A roller screen (10) for a window or other aperture, comprising an elongate shaft (12) adapted to be secured to a support (36) at opposite ends thereof; a flexible screen member partly rolled around the shaft (12), wherein the screen member can be withdrawn from the shaft (12) to an extended position in which it can cover the window or other aperture; and a connector (100) according to any preceding claim disposed at one end or both ends of the shaft (12).
A roller screen (10) according to claim 13, further comprising drive means provided at one end of the roller screen (10) for driving the shaft (12) in order to unroll and roll the screen member, wherein the drive means has a drive shaft adapted to be secured to the elongate shaft (12), the drive shaft and the elongate shaft (12) each being provided with at least one cooperating formation (50) such that rotation of the drive shaft causes rotation of the elongate shaft (12) by means of engagement of the or each cooperating formation of the drive shaft with a respective one of the or each cooperating formation (50) on the elongate shaft (12).
A roller screen (10) according to claim 14, wherein there are a plurality of drive shaft formations equi-spaced around the outer surface of the drive shaft, whereby the position of the motor can be adjusted about the axis of the drive shaft.

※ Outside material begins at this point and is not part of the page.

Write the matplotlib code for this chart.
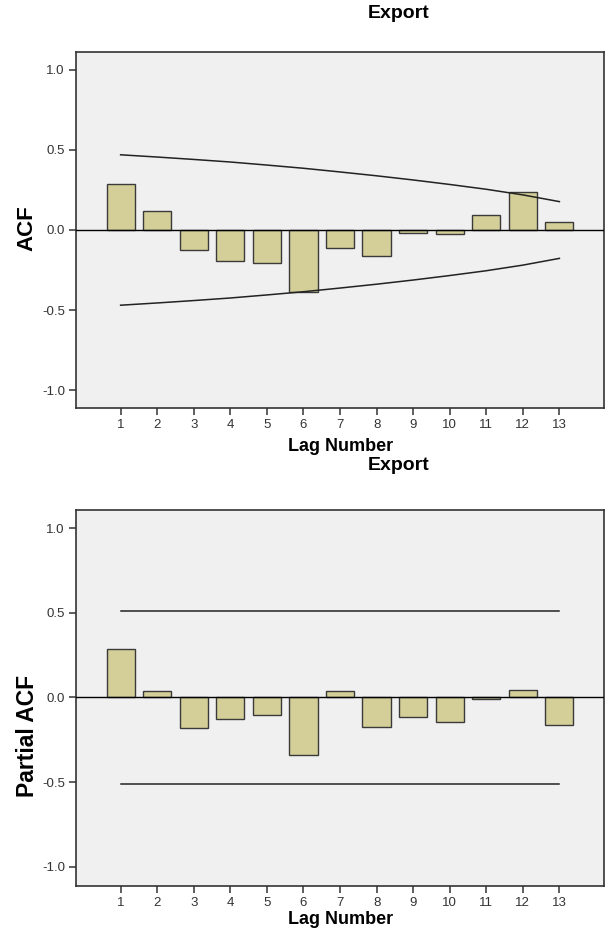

A roller screen (10) according to claim 15, when dependent upon claim 3, wherein the elongate shaft (12) is provided with a plurality of strengthening formations (32,50) extending at least partially along the length thereof, and at least some of the strengthening formations (32, 50) are the formations (32) that cooperate with the formations (30) on the end plug (14).
A roller screen assembly comprising a plurality of roller screens according to claim 14, 15 or 16, wherein said roller screens are arranged end to end in a series. and wherein at least one of the roller screens at the end of the series is provided with the drive means at its free end.